Counterargument: Critics will rightly point to negative free cash flow, high capex, and merger complexity as reasons to avoid the stock. If management must finance growth through equity or takes on unsustainable leverage, the dividend and multiple could be at risk. That is why the trade uses a tight stop and a time-boxed horizon tied to near-term milestones.
What would change my mind
- If 2026 EPS guidance is revised materially lower or management signals prolonged negative FCF without a clear financing plan, I would step away.
- If the Essential Utilities merger is called off or regulators impose conditions that materially dilute expected synergies, the investment case weakens.

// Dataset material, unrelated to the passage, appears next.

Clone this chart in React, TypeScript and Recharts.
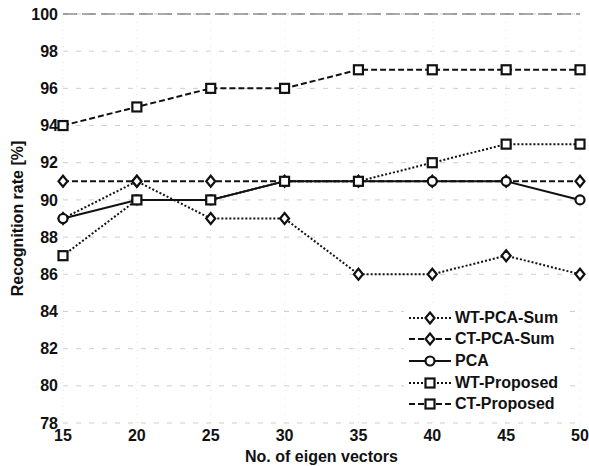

- If the company cuts the dividend or signals that dividend policy is at risk, that would be a strong negative signal and lead to exit.
Conclusion
American Water Works is not a high-beta growth stock. It is a regulated utility with visible earnings growth, a meaningful capital program, and merger-driven scale ambitions. Buying at $131.45 gives exposure to a stock that should benefit from rate-case wins, successful integration of acquisitions, and defensive flows into utilities. The trade is structured to capture upside toward $150.00 over a long-term (180 trading days) horizon while limiting downside with a stop at $122.00. Monitor regulatory updates, merger milestones, and free-cash-flow trends closely - those are the variables that will decide whether this trade pays off.
Trade idea snapshot: Enter $131.45, target $150.00, stop $122.00. Horizon: long term (180 trading days). Risk level: medium.